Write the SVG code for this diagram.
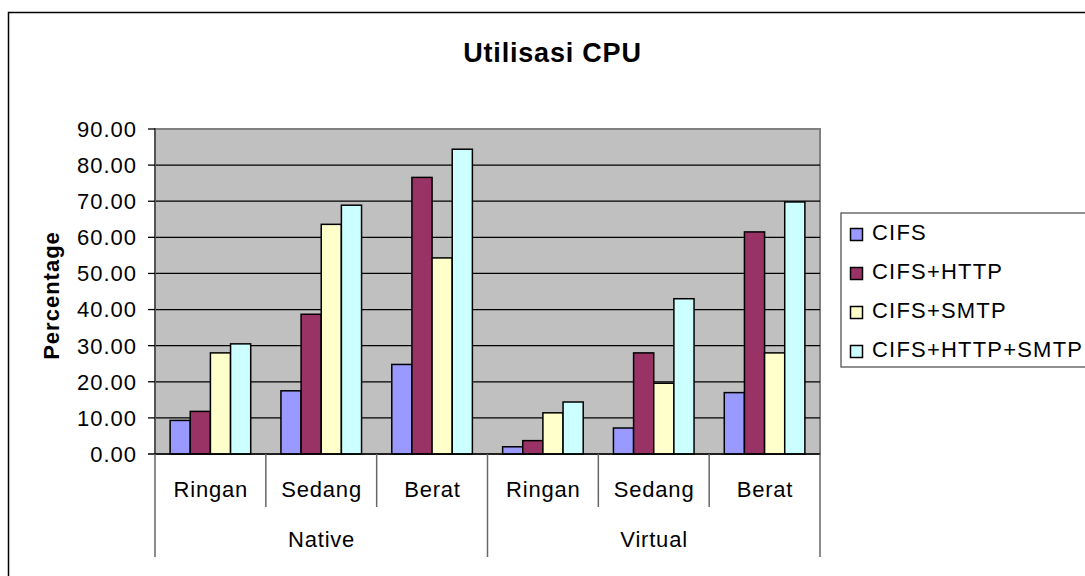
<svg xmlns="http://www.w3.org/2000/svg" width="1085" height="576" viewBox="0 0 1085 576">
<style>
text{font-family:"Liberation Sans",Arial,sans-serif;fill:#000}
.t{font-size:22px;letter-spacing:1.2px}
.tick{font-size:22px;letter-spacing:1px;text-anchor:end}
.cat{font-size:22px;letter-spacing:0.8px;text-anchor:middle}
.grid{stroke:#000;stroke-width:1.3}
.bar{stroke:#000;stroke-width:1.5}
.s1{fill:#9999FF}.s2{fill:#993366}.s3{fill:#FFFFCC}.s4{fill:#CCFFFF}
.ax{stroke:#000;stroke-width:1.3}
.div{stroke:#666;stroke-width:1.5}
</style>
<rect x="0" y="0" width="1085" height="576" fill="#fff"/>
<rect id="chartArea" x="8.5" y="12.5" width="1100" height="600" fill="#fff" stroke="#000" stroke-width="1.5"/>
<text id="title" x="552.5" y="62" text-anchor="middle" style="font-size:27px;font-weight:bold;letter-spacing:0.8px">Utilisasi CPU</text>
<g id="plot">
<rect x="155" y="129" width="665" height="325" fill="#C0C0C0" stroke="#808080" stroke-width="2"/>
<line class="grid" x1="155" y1="417.89" x2="820" y2="417.89"/>
<line class="grid" x1="155" y1="381.78" x2="820" y2="381.78"/>
<line class="grid" x1="155" y1="345.67" x2="820" y2="345.67"/>
<line class="grid" x1="155" y1="309.56" x2="820" y2="309.56"/>
<line class="grid" x1="155" y1="273.44" x2="820" y2="273.44"/>
<line class="grid" x1="155" y1="237.33" x2="820" y2="237.33"/>
<line class="grid" x1="155" y1="201.22" x2="820" y2="201.22"/>
<line class="grid" x1="155" y1="165.11" x2="820" y2="165.11"/>
</g>
<g id="bars">
<rect class="bar s1" x="170.11" y="420.42" width="20.15" height="33.58"/>
<rect class="bar s2" x="190.26" y="411.39" width="20.15" height="42.61"/>
<rect class="bar s3" x="210.41" y="352.89" width="20.15" height="101.11"/>
<rect class="bar s4" x="230.56" y="343.86" width="20.15" height="110.14"/>
<rect class="bar s1" x="280.94" y="390.81" width="20.15" height="63.19"/>
<rect class="bar s2" x="301.09" y="314.25" width="20.15" height="139.75"/>
<rect class="bar s3" x="321.24" y="224.34" width="20.15" height="229.66"/>
<rect class="bar s4" x="341.39" y="205.20" width="20.15" height="248.80"/>
<rect class="bar s1" x="391.78" y="364.45" width="20.15" height="89.55"/>
<rect class="bar s2" x="411.93" y="177.40" width="20.15" height="276.60"/>
<rect class="bar s3" x="432.08" y="257.92" width="20.15" height="196.08"/>
<rect class="bar s4" x="452.23" y="149.23" width="20.15" height="304.77"/>
<rect class="bar s1" x="502.61" y="446.78" width="20.15" height="7.22"/>
<rect class="bar s2" x="522.76" y="440.64" width="20.15" height="13.36"/>
<rect class="bar s3" x="542.91" y="412.83" width="20.15" height="41.17"/>
<rect class="bar s4" x="563.06" y="402.00" width="20.15" height="52.00"/>
<rect class="bar s1" x="613.44" y="428.00" width="20.15" height="26.00"/>
<rect class="bar s2" x="633.59" y="352.89" width="20.15" height="101.11"/>
<rect class="bar s3" x="653.74" y="383.22" width="20.15" height="70.78"/>
<rect class="bar s4" x="673.89" y="298.73" width="20.15" height="155.27"/>
<rect class="bar s1" x="724.28" y="392.61" width="20.15" height="61.39"/>
<rect class="bar s2" x="744.43" y="231.92" width="20.15" height="222.08"/>
<rect class="bar s3" x="764.58" y="352.89" width="20.15" height="101.11"/>
<rect class="bar s4" x="784.73" y="201.95" width="20.15" height="252.05"/>
</g>
<g id="axes">
<line x1="155" y1="128" x2="155" y2="455" stroke="#555" stroke-width="2"/>
<line class="ax" x1="148" y1="454" x2="820" y2="454"/>
<line class="ax" x1="148" y1="417.89" x2="155" y2="417.89"/>
<line class="ax" x1="148" y1="381.78" x2="155" y2="381.78"/>
<line class="ax" x1="148" y1="345.67" x2="155" y2="345.67"/>
<line class="ax" x1="148" y1="309.56" x2="155" y2="309.56"/>
<line class="ax" x1="148" y1="273.44" x2="155" y2="273.44"/>
<line class="ax" x1="148" y1="237.33" x2="155" y2="237.33"/>
<line class="ax" x1="148" y1="201.22" x2="155" y2="201.22"/>
<line class="ax" x1="148" y1="165.11" x2="155" y2="165.11"/>
<line class="ax" x1="148" y1="129" x2="155" y2="129"/>
<line class="div" x1="155" y1="454" x2="155" y2="557"/>
<line class="div" x1="265.83" y1="454" x2="265.83" y2="507"/>
<line class="div" x1="376.67" y1="454" x2="376.67" y2="507"/>
<line class="div" x1="487.5" y1="454" x2="487.5" y2="557"/>
<line class="div" x1="598.33" y1="454" x2="598.33" y2="507"/>
<line class="div" x1="709.17" y1="454" x2="709.17" y2="507"/>
<line class="div" x1="820" y1="454" x2="820" y2="557"/>
</g>
<g id="yLabels">
<text class="tick" x="137" y="461.8">0.00</text>
<text class="tick" x="137" y="425.7">10.00</text>
<text class="tick" x="137" y="389.6">20.00</text>
<text class="tick" x="137" y="353.5">30.00</text>
<text class="tick" x="137" y="317.4">40.00</text>
<text class="tick" x="137" y="281.2">50.00</text>
<text class="tick" x="137" y="245.1">60.00</text>
<text class="tick" x="137" y="209">70.00</text>
<text class="tick" x="137" y="172.9">80.00</text>
<text class="tick" x="137" y="136.8">90.00</text>
<text x="59" y="295.5" text-anchor="middle" transform="rotate(-90 59 295.5)" style="font-size:22px;font-weight:bold;letter-spacing:1px">Percentage</text>
</g>
<g id="xLabels">
<text class="cat" x="210.8" y="497">Ringan</text>
<text class="cat" x="321.6" y="497">Sedang</text>
<text class="cat" x="432.5" y="497">Berat</text>
<text class="cat" x="543.3" y="497">Ringan</text>
<text class="cat" x="654.1" y="497">Sedang</text>
<text class="cat" x="765" y="497">Berat</text>
<text class="cat" x="321.6" y="547">Native</text>
<text class="cat" x="654.1" y="547">Virtual</text>
</g>
<g id="legend">
<rect x="841" y="213" width="260" height="154" fill="#fff" stroke="#555" stroke-width="1.3"/>
<rect class="bar s1" x="850.5" y="228.5" width="12" height="12"/>
<text class="t" x="872" y="239.5">CIFS</text>
<rect class="bar s2" x="850.5" y="267.5" width="12" height="12"/>
<text class="t" x="872" y="278.5">CIFS+HTTP</text>
<rect class="bar s3" x="850.5" y="306.5" width="12" height="12"/>
<text class="t" x="872" y="317.5">CIFS+SMTP</text>
<rect class="bar s4" x="850.5" y="345.5" width="12" height="12"/>
<text class="t" x="872" y="356.5">CIFS+HTTP+SMTP</text>
</g>
</svg>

- **Stated problem**
The material above must be printed exactly, with its pictures left out.

- **The solution**
Write the SVG code for this diagram.
<svg xmlns="http://www.w3.org/2000/svg" width="1085" height="576" viewBox="0 0 1085 576">
<style>
text{font-family:"Liberation Sans",Arial,sans-serif;fill:#000}
.t{font-size:22px;letter-spacing:1.2px}
.tick{font-size:22px;letter-spacing:1px;text-anchor:end}
.cat{font-size:22px;letter-spacing:0.8px;text-anchor:middle}
.grid{stroke:#000;stroke-width:1.3}
.bar{stroke:#000;stroke-width:1.5}
.s1{fill:#9999FF}.s2{fill:#993366}.s3{fill:#FFFFCC}.s4{fill:#CCFFFF}
.ax{stroke:#000;stroke-width:1.3}
.div{stroke:#666;stroke-width:1.5}
</style>
<rect x="0" y="0" width="1085" height="576" fill="#fff"/>
<rect id="chartArea" x="8.5" y="12.5" width="1100" height="600" fill="#fff" stroke="#000" stroke-width="1.5"/>
<text id="title" x="552.5" y="62" text-anchor="middle" style="font-size:27px;font-weight:bold;letter-spacing:0.8px">Utilisasi CPU</text>
<g id="plot">
<rect x="155" y="129" width="665" height="325" fill="#C0C0C0" stroke="#808080" stroke-width="2"/>
<line class="grid" x1="155" y1="417.89" x2="820" y2="417.89"/>
<line class="grid" x1="155" y1="381.78" x2="820" y2="381.78"/>
<line class="grid" x1="155" y1="345.67" x2="820" y2="345.67"/>
<line class="grid" x1="155" y1="309.56" x2="820" y2="309.56"/>
<line class="grid" x1="155" y1="273.44" x2="820" y2="273.44"/>
<line class="grid" x1="155" y1="237.33" x2="820" y2="237.33"/>
<line class="grid" x1="155" y1="201.22" x2="820" y2="201.22"/>
<line class="grid" x1="155" y1="165.11" x2="820" y2="165.11"/>
</g>
<g id="bars">
<rect class="bar s1" x="170.11" y="420.42" width="20.15" height="33.58"/>
<rect class="bar s2" x="190.26" y="411.39" width="20.15" height="42.61"/>
<rect class="bar s3" x="210.41" y="352.89" width="20.15" height="101.11"/>
<rect class="bar s4" x="230.56" y="343.86" width="20.15" height="110.14"/>
<rect class="bar s1" x="280.94" y="390.81" width="20.15" height="63.19"/>
<rect class="bar s2" x="301.09" y="314.25" width="20.15" height="139.75"/>
<rect class="bar s3" x="321.24" y="224.34" width="20.15" height="229.66"/>
<rect class="bar s4" x="341.39" y="205.20" width="20.15" height="248.80"/>
<rect class="bar s1" x="391.78" y="364.45" width="20.15" height="89.55"/>
<rect class="bar s2" x="411.93" y="177.40" width="20.15" height="276.60"/>
<rect class="bar s3" x="432.08" y="257.92" width="20.15" height="196.08"/>
<rect class="bar s4" x="452.23" y="149.23" width="20.15" height="304.77"/>
<rect class="bar s1" x="502.61" y="446.78" width="20.15" height="7.22"/>
<rect class="bar s2" x="522.76" y="440.64" width="20.15" height="13.36"/>
<rect class="bar s3" x="542.91" y="412.83" width="20.15" height="41.17"/>
<rect class="bar s4" x="563.06" y="402.00" width="20.15" height="52.00"/>
<rect class="bar s1" x="613.44" y="428.00" width="20.15" height="26.00"/>
<rect class="bar s2" x="633.59" y="352.89" width="20.15" height="101.11"/>
<rect class="bar s3" x="653.74" y="383.22" width="20.15" height="70.78"/>
<rect class="bar s4" x="673.89" y="298.73" width="20.15" height="155.27"/>
<rect class="bar s1" x="724.28" y="392.61" width="20.15" height="61.39"/>
<rect class="bar s2" x="744.43" y="231.92" width="20.15" height="222.08"/>
<rect class="bar s3" x="764.58" y="352.89" width="20.15" height="101.11"/>
<rect class="bar s4" x="784.73" y="201.95" width="20.15" height="252.05"/>
</g>
<g id="axes">
<line x1="155" y1="128" x2="155" y2="455" stroke="#555" stroke-width="2"/>
<line class="ax" x1="148" y1="454" x2="820" y2="454"/>
<line class="ax" x1="148" y1="417.89" x2="155" y2="417.89"/>
<line class="ax" x1="148" y1="381.78" x2="155" y2="381.78"/>
<line class="ax" x1="148" y1="345.67" x2="155" y2="345.67"/>
<line class="ax" x1="148" y1="309.56" x2="155" y2="309.56"/>
<line class="ax" x1="148" y1="273.44" x2="155" y2="273.44"/>
<line class="ax" x1="148" y1="237.33" x2="155" y2="237.33"/>
<line class="ax" x1="148" y1="201.22" x2="155" y2="201.22"/>
<line class="ax" x1="148" y1="165.11" x2="155" y2="165.11"/>
<line class="ax" x1="148" y1="129" x2="155" y2="129"/>
<line class="div" x1="155" y1="454" x2="155" y2="557"/>
<line class="div" x1="265.83" y1="454" x2="265.83" y2="507"/>
<line class="div" x1="376.67" y1="454" x2="376.67" y2="507"/>
<line class="div" x1="487.5" y1="454" x2="487.5" y2="557"/>
<line class="div" x1="598.33" y1="454" x2="598.33" y2="507"/>
<line class="div" x1="709.17" y1="454" x2="709.17" y2="507"/>
<line class="div" x1="820" y1="454" x2="820" y2="557"/>
</g>
<g id="yLabels">
<text class="tick" x="137" y="461.8">0.00</text>
<text class="tick" x="137" y="425.7">10.00</text>
<text class="tick" x="137" y="389.6">20.00</text>
<text class="tick" x="137" y="353.5">30.00</text>
<text class="tick" x="137" y="317.4">40.00</text>
<text class="tick" x="137" y="281.2">50.00</text>
<text class="tick" x="137" y="245.1">60.00</text>
<text class="tick" x="137" y="209">70.00</text>
<text class="tick" x="137" y="172.9">80.00</text>
<text class="tick" x="137" y="136.8">90.00</text>
<text x="59" y="295.5" text-anchor="middle" transform="rotate(-90 59 295.5)" style="font-size:22px;font-weight:bold;letter-spacing:1px">Percentage</text>
</g>
<g id="xLabels">
<text class="cat" x="210.8" y="497">Ringan</text>
<text class="cat" x="321.6" y="497">Sedang</text>
<text class="cat" x="432.5" y="497">Berat</text>
<text class="cat" x="543.3" y="497">Ringan</text>
<text class="cat" x="654.1" y="497">Sedang</text>
<text class="cat" x="765" y="497">Berat</text>
<text class="cat" x="321.6" y="547">Native</text>
<text class="cat" x="654.1" y="547">Virtual</text>
</g>
<g id="legend">
<rect x="841" y="213" width="260" height="154" fill="#fff" stroke="#555" stroke-width="1.3"/>
<rect class="bar s1" x="850.5" y="228.5" width="12" height="12"/>
<text class="t" x="872" y="239.5">CIFS</text>
<rect class="bar s2" x="850.5" y="267.5" width="12" height="12"/>
<text class="t" x="872" y="278.5">CIFS+HTTP</text>
<rect class="bar s3" x="850.5" y="306.5" width="12" height="12"/>
<text class="t" x="872" y="317.5">CIFS+SMTP</text>
<rect class="bar s4" x="850.5" y="345.5" width="12" height="12"/>
<text class="t" x="872" y="356.5">CIFS+HTTP+SMTP</text>
</g>
</svg>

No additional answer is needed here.